YoungXIAO13 / FewShotDetection

(ECCV 2020) PyTorch implementation of paper "Few-Shot Object Detection and Viewpoint Estimation for Objects in the Wild"
http://imagine.enpc.fr/~xiaoy/FSDetView/
MIT License
210 stars 33 forks source link

TypeError: 'NoneType' object is not iterable #11

Open twinkleShen opened 3 years ago

twinkleShen commented 3 years ago

@YoungXIAO13 ,hello,when I use 'bash run/train_voc_first.sh' to try to run 'train.py', I have the following problems: When training to a certain round, will suddenly prompt this error. I don't know how to solve it.
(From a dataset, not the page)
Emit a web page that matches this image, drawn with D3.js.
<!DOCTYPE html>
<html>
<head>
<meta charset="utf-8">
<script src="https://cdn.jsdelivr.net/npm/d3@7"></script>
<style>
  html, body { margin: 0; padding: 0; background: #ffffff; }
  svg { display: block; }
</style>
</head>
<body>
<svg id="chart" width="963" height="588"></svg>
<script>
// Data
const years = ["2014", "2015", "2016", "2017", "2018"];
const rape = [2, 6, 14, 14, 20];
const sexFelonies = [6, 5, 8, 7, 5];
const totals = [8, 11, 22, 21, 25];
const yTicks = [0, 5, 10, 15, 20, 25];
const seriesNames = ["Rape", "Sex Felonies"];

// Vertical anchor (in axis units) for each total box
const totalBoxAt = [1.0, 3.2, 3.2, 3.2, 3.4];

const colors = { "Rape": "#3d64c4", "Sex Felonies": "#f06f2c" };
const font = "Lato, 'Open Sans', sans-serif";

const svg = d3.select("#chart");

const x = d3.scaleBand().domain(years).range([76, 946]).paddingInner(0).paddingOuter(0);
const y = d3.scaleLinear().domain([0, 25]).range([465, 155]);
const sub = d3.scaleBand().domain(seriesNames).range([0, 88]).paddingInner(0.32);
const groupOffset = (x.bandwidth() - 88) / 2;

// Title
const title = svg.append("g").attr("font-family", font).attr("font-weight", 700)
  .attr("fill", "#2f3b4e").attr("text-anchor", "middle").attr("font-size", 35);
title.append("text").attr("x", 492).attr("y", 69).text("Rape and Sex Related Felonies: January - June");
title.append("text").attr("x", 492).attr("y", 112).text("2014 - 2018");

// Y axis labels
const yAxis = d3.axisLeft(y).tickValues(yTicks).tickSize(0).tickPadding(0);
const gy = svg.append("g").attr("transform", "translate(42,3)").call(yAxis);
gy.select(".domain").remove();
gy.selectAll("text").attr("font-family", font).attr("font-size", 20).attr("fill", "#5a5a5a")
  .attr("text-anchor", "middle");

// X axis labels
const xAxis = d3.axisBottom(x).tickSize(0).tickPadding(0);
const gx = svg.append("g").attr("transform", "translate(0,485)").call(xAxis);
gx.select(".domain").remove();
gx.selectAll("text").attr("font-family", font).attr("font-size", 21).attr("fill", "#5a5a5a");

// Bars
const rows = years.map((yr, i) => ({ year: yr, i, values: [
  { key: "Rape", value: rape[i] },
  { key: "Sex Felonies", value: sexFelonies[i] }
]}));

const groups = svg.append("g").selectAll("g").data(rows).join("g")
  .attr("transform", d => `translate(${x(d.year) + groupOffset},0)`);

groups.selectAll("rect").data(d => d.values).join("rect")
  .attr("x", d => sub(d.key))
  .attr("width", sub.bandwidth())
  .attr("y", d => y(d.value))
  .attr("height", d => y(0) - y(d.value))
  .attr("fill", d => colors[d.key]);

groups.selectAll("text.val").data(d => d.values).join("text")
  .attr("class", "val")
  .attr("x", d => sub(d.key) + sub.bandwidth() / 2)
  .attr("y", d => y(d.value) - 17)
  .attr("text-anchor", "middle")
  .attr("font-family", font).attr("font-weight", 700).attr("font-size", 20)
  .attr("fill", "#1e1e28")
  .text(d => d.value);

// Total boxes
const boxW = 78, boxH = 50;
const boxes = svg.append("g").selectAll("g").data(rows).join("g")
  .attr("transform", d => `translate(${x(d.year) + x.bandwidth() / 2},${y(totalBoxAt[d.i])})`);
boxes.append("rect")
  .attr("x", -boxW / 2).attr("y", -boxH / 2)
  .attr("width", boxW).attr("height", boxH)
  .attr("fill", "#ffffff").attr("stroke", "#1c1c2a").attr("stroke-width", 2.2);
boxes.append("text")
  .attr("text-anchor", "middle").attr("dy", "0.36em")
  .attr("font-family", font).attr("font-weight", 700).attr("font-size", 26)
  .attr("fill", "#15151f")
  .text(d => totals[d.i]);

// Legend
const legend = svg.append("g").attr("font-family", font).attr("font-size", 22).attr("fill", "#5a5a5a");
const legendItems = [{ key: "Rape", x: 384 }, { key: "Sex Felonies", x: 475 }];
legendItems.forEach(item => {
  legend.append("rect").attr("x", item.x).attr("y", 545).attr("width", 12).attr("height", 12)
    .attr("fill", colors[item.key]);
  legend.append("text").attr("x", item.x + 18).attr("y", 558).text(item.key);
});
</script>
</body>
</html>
Can you help me to have a look?

.........
[session 1][epoch  4][iter 1100] loss: 0.4251, lr: 1.00e-03
                        fg/bg=(117/395), time cost: 82.185346
                        rpn_cls: 0.0298, rpn_box: 0.0210, rcnn_cls: 0.1314, rcnn_box 0.1463, meta_loss 0.0307
THCudaCheck FAIL file=/opt/conda/conda-bld/pytorch_1524580978845/work/aten/src/THC/generic/THCTensorCopy.c line=21 error=4 : unspecified launch failure
Traceback (most recent call last):
  File "train.py", line 446, in <module>
    num_boxes_list)
  File "/home/zhangwei/anaconda3/envs/sfsmtl35/lib/python3.5/site-packages/torch/nn/modules/module.py", line 491, in __call__
    result = self.forward(*input, **kwargs)
  File "/media/hdd/shenfanshu/DAFSdetection/FewShotDetection-master/lib/model/faster_rcnn/faster_rcnn.py", line 77, in forward
    rois, rpn_loss_cls, rpn_loss_bbox = self.RCNN_rpn(base_feat, im_info, gt_boxes, num_boxes)
  File "/home/zhangwei/anaconda3/envs/sfsmtl35/lib/python3.5/site-packages/torch/nn/modules/module.py", line 491, in __call__
    result = self.forward(*input, **kwargs)
  File "/media/hdd/shenfanshu/DAFSdetection/FewShotDetection-master/lib/model/rpn/rpn.py", line 78, in forward
    im_info, cfg_key))
  File "/home/zhangwei/anaconda3/envs/sfsmtl35/lib/python3.5/site-packages/torch/nn/modules/module.py", line 491, in __call__
    result = self.forward(*input, **kwargs)
  File "/media/hdd/shenfanshu/DAFSdetection/FewShotDetection-master/lib/model/rpn/proposal_layer.py", line 85, in forward
    shifts = shifts.contiguous().type_as(scores).float()
RuntimeError: cuda runtime error (4) : unspecified launch failure at /opt/conda/conda-bld/pytorch_1524580978845/work/aten/src/THC/generic/THCTensorCopy.c:21
Exception ignored in: <bound method _DataLoaderIter.__del__ of <torch.utils.data.dataloader._DataLoaderIter object at 0x7ffb6c0d8208>>
Traceback (most recent call last):
  File "/home/zhangwei/anaconda3/envs/sfsmtl35/lib/python3.5/site-packages/torch/utils/data/dataloader.py", line 349, in __del__
  File "/home/zhangwei/anaconda3/envs/sfsmtl35/lib/python3.5/site-packages/torch/utils/data/dataloader.py", line 328, in _shutdown_workers
  File "/home/zhangwei/anaconda3/envs/sfsmtl35/lib/python3.5/multiprocessing/queues.py", line 337, in get
  File "<frozen importlib._bootstrap>", line 968, in _find_and_load
  File "<frozen importlib._bootstrap>", line 953, in _find_and_load_unlocked
  File "<frozen importlib._bootstrap>", line 887, in _find_spec
TypeError: 'NoneType' object is not iterable
YoungXIAO13 commented 3 years ago

Hi @twinkleShen ,

From my perspective, the error is RuntimeError: cuda runtime error (4) : unspecified launch failure at /opt/conda/conda-bld/pytorch_1524580978845/work/aten/src/THC/generic/THCTensorCopy.c:21

You could refer to this issue that discusses the similar problem as you encountered. A possible solution is to resume the training from its last checkpoint and make sure there is only one process running on the GPU.